Paradoks, prawda? Wiem, co trzeba zrobić, a mimo to tego nie robię. Może to przez perfekcjonizm, może przez lęk przed popełnieniem błędu i porażką. A może po prostu tak naprawdę nie ufam życiu i nie wierzę, że to, co daje mi każdego dnia, jest dla mnie dobre. To zaś wynika z niewystarczającej miłości do siebie samego. Nie ufam sobie i nie ufam życiu. Nie umiem zaryzykować i powiedzieć TAK temu, co mi się nie podoba w moim postępowaniu. Z jakiegoś powodu nie robię tego, choć wiem, że dzięki temu zaoszczędziłbym mnóstwo energii i nie traciłbym radości życia chwilą, która właśnie trwa. Bo kiedy walczę, wcale mi nie jest do śmiechu. Jestem drażliwy, niecierpliwy i zgryźliwy. Zły na siebie, ale wyżywam się na innych, jakby to oni stali za moim decyzjami i codziennymi wyborami. Ale nie stoją, bo to moje decyzje, które podejmuję wbrew sobie.
Mantra, która pomaga mi zaufać życiu
Kocham wszystko, co się pojawia i przyjmuję to z głęboką wdzięcznością.
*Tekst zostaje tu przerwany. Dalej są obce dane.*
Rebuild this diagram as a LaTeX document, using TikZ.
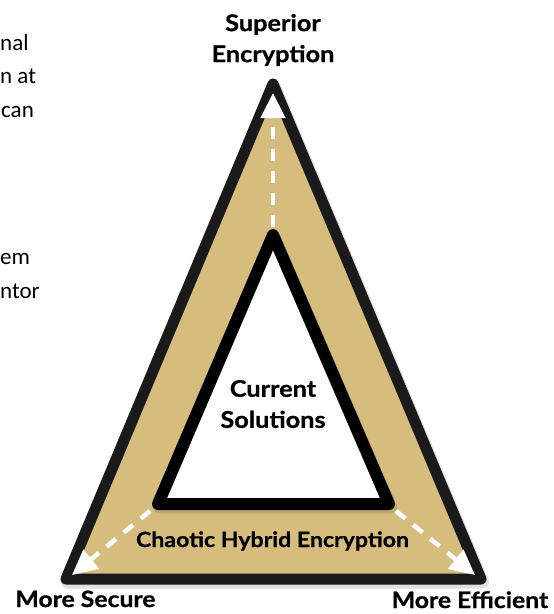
\documentclass[tikz,border=0pt]{standalone}
\usepackage{fontspec}
\setmainfont{Lato}
\newfontfamily\lblfont{Lato}[FakeStretch=1.1,BoldFeatures={FakeBold=0.8}]
\newfontfamily\sidefont{Carlito}
\usetikzlibrary{arrows.meta}
\definecolor{tanfill}{RGB}{214,189,126}
\definecolor{outerline}{RGB}{26,26,26}
\begin{document}
\begin{tikzpicture}[x=1pt,y=-1pt,
  outertri/.style={line width=11pt,line join=round,draw=outerline,fill=tanfill},
  innertri/.style={line width=12pt,line join=round,draw=black,fill=white},
  shadowtri/.style={line width=13pt,line join=round,draw=black,fill=black,opacity=0.12},
  dasharrow/.style={draw=white,line width=4.5pt,dash pattern=on 12pt off 10pt,
    -{Triangle[width=24pt,length=25pt,fill=white]}},
  lbl/.style={font=\lblfont\bfseries\fontsize{23}{31}\selectfont,align=center,inner sep=0pt},
  sidetxt/.style={font=\sidefont\fontsize{23}{26}\selectfont,anchor=base west,inner sep=0pt}]
\useasboundingbox (0,0) rectangle (554,614);
% left fragments
\node[sidetxt] (f1) at (0,50) {nal};
\node[sidetxt] (f2) at (0,83) {n at};
\node[sidetxt] (f3) at (1,117) {can};
\node[sidetxt] (f4) at (0,264) {em};
\node[sidetxt] (f5) at (0,298) {ntor};
% triangles
\coordinate (OT) at (273,84);
\coordinate (OL) at (66,579);
\coordinate (OR) at (481,579);
\draw[shadowtri] ([shift={(1.5,3)}]OT) -- ([shift={(1.5,3)}]OL) -- ([shift={(1.5,3)}]OR) -- cycle;
\draw[outertri] (OT) -- (OL) -- (OR) -- cycle;
\coordinate (IT) at (273,235);
\coordinate (IL) at (158,504);
\coordinate (IR) at (389,504);
\draw[shadowtri,fill=none] ([shift={(1.5,3)}]IT) -- ([shift={(1.5,3)}]IL) -- ([shift={(1.5,3)}]IR) -- cycle;
\draw[innertri] (IT) -- (IL) -- (IR) -- cycle;
% arrows
\coordinate (aT0) at (273,227);
\coordinate (aT1) at (273,93);
\coordinate (aL0) at (150,511);
\coordinate (aL1) at (72,575);
\coordinate (aR0) at (396,511);
\coordinate (aR1) at (475,575);
\draw[dasharrow] (aT0) -- (aT1);
\draw[dasharrow] (aL0) -- (aL1);
\draw[dasharrow] (aR0) -- (aR1);
% labels
\node[lbl] (sup) at (273,40) {Superior\\Encryption};
\node[lbl] (cur) at (273,404) {Current\\Solutions};
\node[lbl,font=\lblfont\bfseries\fontsize{21}{24}\selectfont,anchor=base] (chaos) at (272.5,547) {Chaotic Hybrid Encryption};
\node[lbl,font=\lblfont\bfseries\fontsize{22.5}{24}\selectfont,anchor=base] (sec) at (85.5,607) {More Secure};
\node[lbl,font=\lblfont\bfseries\fontsize{22.5}{24}\selectfont,anchor=base] (eff) at (470,608) {More Efficient};
\end{tikzpicture}
\end{document}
To mantra, która powtarzam od kilku dni z nadzieja, że w końcu trafi do mojej umysłowego krwiobiegu i stanie się moim nowym przekonaniem. Tak samo jak inne, które brzmi: Zawsze ze wszystkim zdążam na czas.
To małe kroki, jakie stawiam w stronę życia na TAK. Chcę być człowiekiem na TAK, jak Jim Carrey w filmie YES Man, bo podświadomie wiem, że to najlepsze, co mogę zrobić. To jak otwarcie na całą szerokość okna swojej duszy i wpuszczenie światłą i obfitości, którą każdego dnia przygotowuje dla mnie świat.
Dziś też był taki dzień, który na dobre zacząłem dopiero po 13-ej. Wcześniej działo się wiele, ale nie tak, jakbym tego chciał. Ale działo się i jeśli nie powiem temu TAK, nie ruszę do przodu. Przeszłość trzymać mnie będzie za włosy i ciągnąć przy każdym kroku, który chce postawić w stronę przyszłości. Może dziś odpuszczę nerwowe skupienie na tym, by iść wcześniej spać i pocieszę się chwilą, która trwa. Tym, że teraz piszę i że za chwilę też będę pisał, choć już nie dla siebie, ale dla innych. Zauważyłem, że kiedy przestaję walczyć, łatwiej przychodzi mi cieszyć się pracą. Nie mam takiego problemu ze skupieniem się na tym, co robię, choć nie było to wymarzone zajęcie. Ale jest i jestem wdzięczny, że mogę je wykonywać.
Fundament pod wymarzone życie
Zgoda na to, co jest to fundament, którym można zbudować wszystko. To wysyłanie życiu sygnału, że może mi dać wszystko, co dla mnie przygotowało. A że to dary miłości, to czego miałbym się obawiać? Nawet jeśli w danej chwili uznam to za trudny i trochę niewygodny dar, to w ostatecznym rozrachunku wyjdzie na duży plus. Ja stanę się innym, lepszym człowiekiem i wszystko potoczy się lepiej, niż sam mógłbym to sobie wyobrazić. Bo takie właśnie jest życie. Szalone i bezinteresowne. Mądre i wspierające. By pokazać całą swoją wspaniałomyślność, potrzebuje tylko mojego TAK w każdej chwili, każdego dnia, we wszystkim co się wydarza, a czego nie byłem w stanie przewidzieć. Tylko moje TAK, może otworzyć drzwi do prawdziwego szczęścia i dlatego nie zamierzam rezygnować z nauki tej trudnej sztuki.